Remarking on the underlying drivers of the pullback, market participants have pointed to profit-taking after the substantial gains accumulated through the first half of the year. The semiconductor index has nonetheless climbed approximately 60 per cent since January, providing investors with considerable gains to lock in. However, the rotation reflects something deeper than routine profit-taking: a questioning of the investment thesis itself. Semiconductor valuations had assumed a scenario of near-perfect demand growth for what has been a traditionally cyclical industry, vulnerable to supply-demand imbalances and competitive pressures. Once recognition of these historical patterns reasserted itself, the vulnerability of elevated valuations became apparent.

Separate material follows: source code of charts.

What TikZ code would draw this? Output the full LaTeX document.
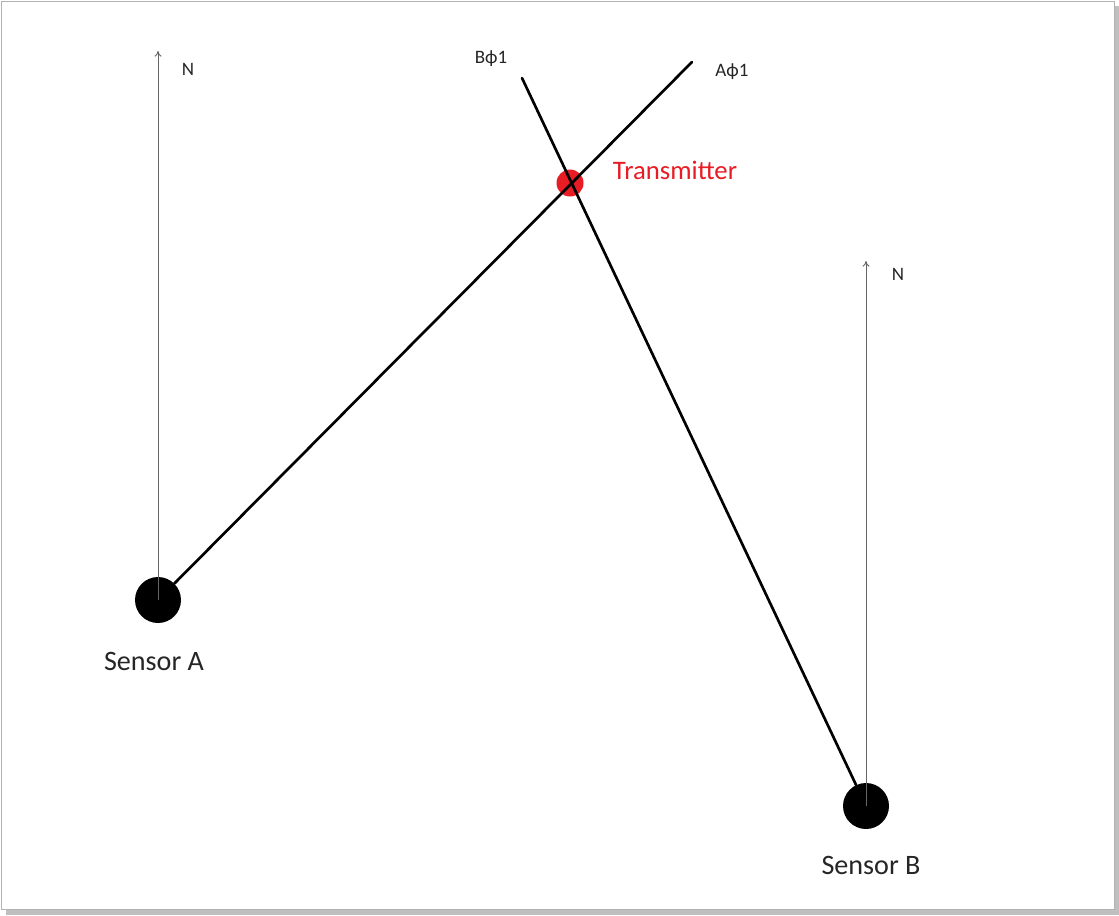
\documentclass[tikz,border=0pt]{standalone}
\usepackage{fontspec}
\setmainfont{Carlito}
\usetikzlibrary{arrows.meta,positioning}

\definecolor{txred}{RGB}{232,28,36}
\tikzset{
  sensor/.style={circle,fill=black,minimum size=46\pxu,inner sep=0pt},
  bearing/.style={line width=1.9pt,line cap=round},
  north/.style={draw=black!60,line width=0.65pt,-{To[length=4pt,width=5pt]}},
  lbl/.style={font=\fontsize{20}{24}\selectfont,text=black!85},
  smalllbl/.style={font=\fontsize{13.5}{16}\selectfont,text=black!85},
}
\newlength{\pxu}\setlength{\pxu}{0.025cm}

\begin{document}
\begin{tikzpicture}[x=0.025cm,y=-0.025cm]
  \useasboundingbox (0,0) rectangle (1119,915);
  \fill[white] (0,0) rectangle (1119,915); % 背景
  \fill[black!25] (6,909) rectangle (1119,915); % 下側の影
  \fill[black!25] (1114,6) rectangle (1119,915); % 右側の影
  \draw[black!30,fill=white] (1,1) rectangle (1114,909); % 枠

  % センサーと送信機
  \node[sensor] (sA) at (158,600) {};
  \node[sensor] (sB) at (866,806) {};
  \node[circle,fill=txred,minimum size=27\pxu,inner sep=0pt] (tx) at (570,183) {};

  \coordinate (nA) at (158,51); % センサーAの北
  \coordinate (nB) at (866,261); % センサーBの北
  \coordinate (aEnd) at (692,62); % 方位線Aの先端
  \coordinate (bEnd) at (522,78); % 方位線Bの先端

  \draw[north] (sA.center) -- (nA);
  \draw[north] (sB.center) -- (nB);
  \draw[bearing] (sA) -- (aEnd);
  \draw[bearing] (bEnd) -- (sB);

  % ラベル
  \node[lbl] (labA) at (154,661) {Sensor A};
  \node[lbl] (labB) at (871,865) {Sensor B};
  \node[font=\fontsize{19}{23}\selectfont,text=txred] (labT) at (675,170) {Transmitter};
  \node[smalllbl] (labNA) at (188,69) {N};
  \node[smalllbl] (labNB) at (898,274) {N};
  \node[smalllbl] (labBp) at (491,59) {Bϕ1};
  \node[smalllbl] (labAp) at (732,72) {Aϕ1};
\end{tikzpicture}
\end{document}
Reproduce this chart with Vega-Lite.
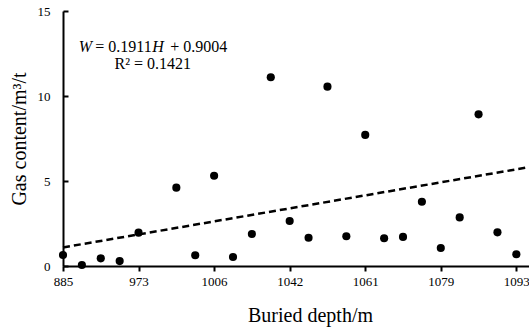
{
  "$schema": "https://vega.github.io/schema/vega-lite/v6.json",
  "width": 466,
  "height": 255,
  "autosize": "none",
  "padding": {"left": 63, "top": 11, "right": 0, "bottom": 64},
  "background": "white",
  "config": {
    "view": {"stroke": null},
    "font": "Liberation Serif",
    "axis": {"grid": false, "domainColor": "black", "domainWidth": 2, "tickColor": "black", "tickWidth": 2, "labelColor": "black", "labelFont": "Liberation Serif", "labelFontSize": 13, "labelFlush": false, "titleFont": "Liberation Serif", "titleFontWeight": "normal", "titleFontSize": 20, "titleColor": "black"}
  },
  "datasets": {
    "pts": [
      {"idx": 0, "gas": 0.65}, {"idx": 1, "gas": 0.06}, {"idx": 2, "gas": 0.45}, {"idx": 3, "gas": 0.29},
      {"idx": 4, "gas": 1.96}, {"idx": 6, "gas": 4.61}, {"idx": 7, "gas": 0.63}, {"idx": 8, "gas": 5.31},
      {"idx": 9, "gas": 0.53}, {"idx": 10, "gas": 1.88}, {"idx": 11, "gas": 11.1}, {"idx": 12, "gas": 2.65},
      {"idx": 13, "gas": 1.66}, {"idx": 14, "gas": 10.55}, {"idx": 15, "gas": 1.75}, {"idx": 16, "gas": 7.71},
      {"idx": 17, "gas": 1.63}, {"idx": 18, "gas": 1.71}, {"idx": 19, "gas": 3.78}, {"idx": 20, "gas": 1.06},
      {"idx": 21, "gas": 2.86}, {"idx": 22, "gas": 8.92}, {"idx": 23, "gas": 1.98}, {"idx": 24, "gas": 0.69}
    ],
    "trend": [{"idx": 0, "gas": 1.0915}, {"idx": 24.67, "gas": 5.8149}],
    "eqItalic": [{"idx": 0.83, "gas": 12.59, "t": "W"}, {"idx": 4.72, "gas": 12.59, "t": "H"}],
    "eqPlain": [{"idx": 1.71, "gas": 12.59, "t": "= 0.1911"}, {"idx": 5.68, "gas": 12.59, "t": "+ 0.9004"}],
    "eqR": [{"idx": 4.75, "gas": 11.59, "t": "R² = 0.1421"}]
  },
  "layer": [
    {
      "data": {"name": "trend"},
      "mark": {"type": "line", "color": "black", "strokeWidth": 2.5, "strokeDash": [7, 4], "clip": false},
      "encoding": {
        "x": {"field": "idx", "type": "quantitative", "scale": {"domain": [0, 24.67], "nice": false, "zero": false},
          "axis": {"values": [0, 4, 8, 12, 16, 20, 24], "title": "Buried depth/m", "tickSize": 5, "labelPadding": 4,
            "labelExpr": "datum.value == 0 ? '885' : datum.value == 4 ? '973' : datum.value == 8 ? '1006' : datum.value == 12 ? '1042' : datum.value == 16 ? '1061' : datum.value == 20 ? '1079' : '1093'",
            "titleX": 247, "titleY": 55, "titleBaseline": "alphabetic", "titleAnchor": null, "titleAlign": "center"}},
        "y": {"field": "gas", "type": "quantitative", "scale": {"domain": [0, 15], "nice": false},
          "axis": {"values": [0, 5, 10, 15], "title": "Gas content/m³/t", "tickSize": -5, "labelPadding": 18,
            "titleX": -44, "titleBaseline": "middle"}}
      }
    },
    {
      "data": {"name": "pts"},
      "mark": {"type": "circle", "color": "black", "opacity": 1, "size": 66},
      "encoding": {
        "x": {"field": "idx", "type": "quantitative"},
        "y": {"field": "gas", "type": "quantitative"}
      }
    },
    {
      "data": {"name": "eqItalic"},
      "mark": {"type": "text", "font": "Liberation Serif", "fontStyle": "italic", "fontSize": 16, "align": "left", "baseline": "alphabetic", "color": "black"},
      "encoding": {"x": {"field": "idx", "type": "quantitative"}, "y": {"field": "gas", "type": "quantitative"}, "text": {"field": "t"}}
    },
    {
      "data": {"name": "eqPlain"},
      "mark": {"type": "text", "font": "Liberation Serif", "fontSize": 16, "align": "left", "baseline": "alphabetic", "color": "black"},
      "encoding": {"x": {"field": "idx", "type": "quantitative"}, "y": {"field": "gas", "type": "quantitative"}, "text": {"field": "t"}}
    },
    {
      "data": {"name": "eqR"},
      "mark": {"type": "text", "font": "Liberation Serif", "fontSize": 16, "align": "center", "baseline": "alphabetic", "color": "black"},
      "encoding": {"x": {"field": "idx", "type": "quantitative"}, "y": {"field": "gas", "type": "quantitative"}, "text": {"field": "t"}}
    }
  ]
}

Notably, positive earnings guidance from major industry players failed to arrest the decline. Taiwan's TSMC, the world's largest semiconductor manufacturer, and Netherlands-based ASML, a crucial supplier of semiconductor manufacturing equipment, both delivered strong forecasts, yet their comments made little impact on the negative momentum. This indifference to fundamentally positive data suggests that technical factors—including algorithmic selling, margin calls on leveraged positions, and general portfolio rebalancing—have overwhelmed traditional valuation considerations in driving market direction.
The week ahead will prove consequential for determining whether this pullback represents a temporary correction or the beginning of a more sustained repricing. Earnings announcements from two of Wall Street's "Magnificent Seven" technology giants, Alphabet and Tesla, are scheduled alongside results from semiconductor manufacturer Intel, providing fresh data on the cash flow realities underlying artificial intelligence investments. Investors across Southeast Asia, who have benefited from the technology boom through exposure to regional electronics manufacturers and semiconductor equipment suppliers, will watch these developments closely. Malaysia's substantial role in semiconductor manufacturing and electronics assembly means that the global sector's trajectory directly influences employment, capital flows, and economic growth trajectories across the region.